Attendees are also checking out a trade show at the Yakima Valley SunDome, with 250 exhibitors showing off equipment, services and products.

Washington is the nation’s leading apple producer. This year’s crop was a record 121 million boxes. A box of apples weighs 40 pounds.

“The mix of varieties has changed and is vastly different,” said Douglas, referring to the decreasing numbers of Red Delicious apples and increasing volumes of Honeycrisp, Gala and other varieties.

“We have to continue to make sure we are growing the mix of fruit the market desires. As we grow larger crops, it is important to be in position to export,” said Douglas, a member of the family ownership group of Douglas Fruit.

Larger crops will come from higher yields on the same number of acres, he said.

An economic study requested by the Washington Apple Commission concluded the apple industry contributed more than $7 billion to the state’s economy during the 2010-2011 marketing season. Nearly 60,000 people were employed in production and related industries, generating wages of about $1.95 billion.

Labor shortages in the orchards the past two years have growers looking to increase mechanization.

“Mechanization is something the industry needs to work toward,” Douglas said. “All our apples are hand-picked. There will be some that will be machine-harvested. It is hard to know how soon.”

In Washington state, agriculture employs about 160,000 people.

Thousands are estimated to be in the country illegally, and many farmers say the U.S. crackdown on illegal immigrants has resulted in labor shortages.

Gov. Chris Gregoire has pushed the federal government to enact immigration reform that includes a viable guest-worker program, border protection and a path to citizenship for illegal workers.

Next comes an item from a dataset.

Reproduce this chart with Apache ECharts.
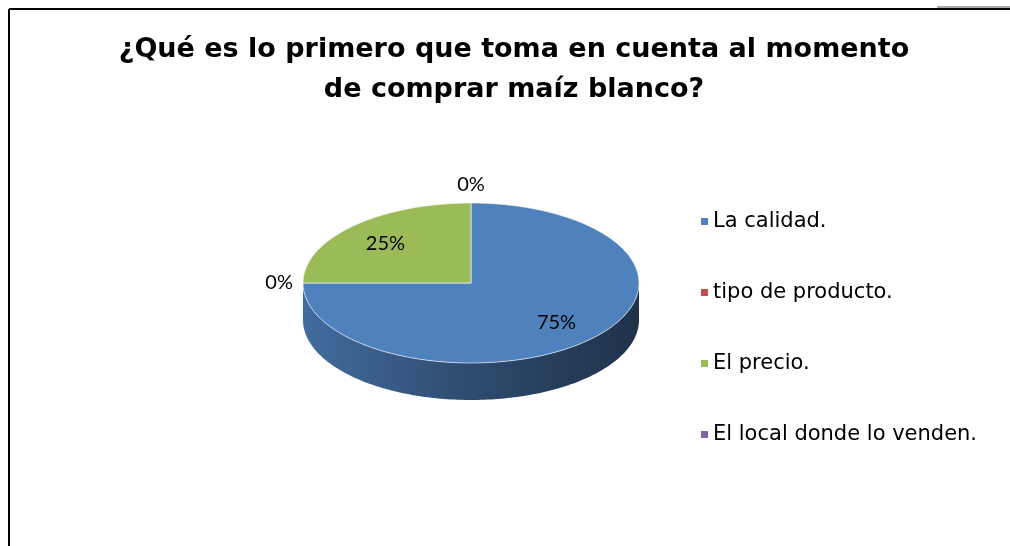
<!DOCTYPE html>
<html>
<head>
<meta charset="utf-8">
<script src="https://cdn.jsdelivr.net/npm/echarts@6/dist/echarts.min.js"></script>
<style>
  html, body { margin: 0; padding: 0; background: #fff; }
  #chart { width: 1010px; height: 546px; }
</style>
</head>
<body>
<div id="chart"></div>
<script>
const categories = ['La calidad.', 'tipo de producto.', 'El precio.', 'El local donde lo venden.'];
const percentages = [75, 0, 25, 0];
const sliceColors = ['#4f81bd', '#c0504d', '#9bbb59', '#8064a2'];

const chart = echarts.init(document.getElementById('chart'));
const total = percentages.reduce((a, b) => a + b, 0);

// 3D pie drawn as an ellipse (top face) plus its front wall
const cx = 471, cy = 283, rx = 168, ry = 80, depth = 37;

function pt (theta, dy) {
  // theta: clockwise from 12 o'clock
  return [cx + rx * Math.sin(theta), cy - ry * Math.cos(theta) + (dy || 0)];
}
function arc (a0, a1, dy) {
  const pts = [];
  const n = Math.max(2, Math.ceil(Math.abs(a1 - a0) / 0.02));
  for (let i = 0; i <= n; i++) pts.push(pt(a0 + (a1 - a0) * i / n, dy));
  return pts;
}
function shade (hex, f) {
  const n = parseInt(hex.slice(1), 16);
  const r = Math.round(((n >> 16) & 255) * f);
  const g = Math.round(((n >> 8) & 255) * f);
  const b = Math.round((n & 255) * f);
  return 'rgb(' + r + ',' + g + ',' + b + ')';
}

function renderSlice (params, api) {
  const i = params.dataIndex;
  let before = 0;
  for (let k = 0; k < i; k++) before += percentages[k];
  const v = api.value(0);
  const a0 = before / total * Math.PI * 2;
  const a1 = (before + v) / total * Math.PI * 2;
  const color = sliceColors[i];
  const children = [];
  if (v > 0) {
    const s0 = Math.max(a0, Math.PI / 2);
    const s1 = Math.min(a1, Math.PI * 1.5);
    if (s1 > s0) {
      children.push({
        type: 'polygon',
        shape: { points: arc(s0, s1, 0).concat(arc(s1, s0, depth)) },
        style: {
          fill: new echarts.graphic.LinearGradient(0, 0, 1, 0, [
            { offset: 0, color: shade(color, 0.84) },
            { offset: 0.5, color: shade(color, 0.58) },
            { offset: 1, color: shade(color, 0.39) }
          ])
        }
      });
    }
    children.push({
      type: 'polygon',
      shape: { points: [[cx, cy]].concat(arc(a0, a1, 0)) },
      style: { fill: color, stroke: 'rgba(255,255,255,0.6)', lineWidth: 1 }
    });
  }
  // data label
  const mid = (a0 + a1) / 2;
  const s = Math.sin(mid), c = Math.cos(mid);
  let lx, ly, align = 'center', valign = 'middle';
  if (v / total >= 0.1) {
    lx = cx + rx * 0.72 * s;
    ly = cy - ry * 0.7 * c;
  } else {
    const p = pt(mid, 0);
    lx = p[0] + 10 * s;
    ly = p[1] - 8 * c;
    if (s > 0.3) align = 'left';
    else if (s < -0.3) align = 'right';
    if (c > 0.3) valign = 'bottom';
    else if (c < -0.3) valign = 'top';
  }
  children.push({
    type: 'text',
    style: {
      text: v + '%',
      x: lx,
      y: ly,
      align: align,
      verticalAlign: valign,
      font: '20px Lato',
      fill: '#000'
    }
  });
  return { type: 'group', children: children };
}

chart.setOption({
  animation: false,
  title: {
    text: '¿Qué es lo primero que toma en cuenta al momento\nde comprar maíz blanco?',
    left: 514,
    top: 30,
    padding: 0,
    textAlign: 'center',
    textStyle: {
      fontFamily: 'DejaVu Sans',
      fontWeight: 'bold',
      fontSize: 27,
      lineHeight: 40,
      color: '#000'
    }
  },
  legend: {
    orient: 'vertical',
    left: 701,
    top: 211,
    padding: 0,
    data: categories,
    icon: 'rect',
    itemWidth: 7,
    itemHeight: 7,
    itemGap: 50,
    selectedMode: false,
    textStyle: {
      fontFamily: 'DejaVu Sans',
      fontSize: 21,
      lineHeight: 21,
      color: '#000'
    }
  },
  graphic: [
    { type: 'line', shape: { x1: 9, y1: 9, x2: 1010, y2: 9 }, style: { stroke: '#000', lineWidth: 2 } },
    { type: 'line', shape: { x1: 9, y1: 9, x2: 9, y2: 546 }, style: { stroke: '#000', lineWidth: 2 } },
    { type: 'line', shape: { x1: 937, y1: 7, x2: 1010, y2: 7 }, style: { stroke: '#555', lineWidth: 1 } }
  ],
  series: [
    {
      // only feeds the legend
      type: 'pie',
      radius: [0, 0],
      silent: true,
      label: { show: false },
      labelLine: { show: false },
      data: categories.map((name, i) => ({ name: name, value: percentages[i], itemStyle: { color: sliceColors[i] } }))
    },
    {
      type: 'custom',
      name: 'pie3d',
      coordinateSystem: 'none',
      renderItem: renderSlice,
      data: percentages.map(v => [v])
    }
  ]
});
</script>
</body>
</html>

Farmers are as close to seeing meaningful changes in immigration as they’ve been in the past decade, said Jon Wyss, who handles labor issues for Gebbers Farms, a large grower in north-central Washington that fired hundreds of workers after it was subject to a federal immigration audit three years ago.

But whether comprehensive reform occurs in Congress next year remains to be seen, so growers must make their voices heard to push for change, he said.

Wyss said national farm groups have joined together to propose a new package that would reduce the requirements for growers to recruit workers before turning to a guest-worker program, and would move that program from the purview of the Labor Department to the more farm-friendly Agriculture Department.

He also noted that the Farm Bureau of America also supports the package, marking the first time the country’s major farm groups are in agreement on the issue.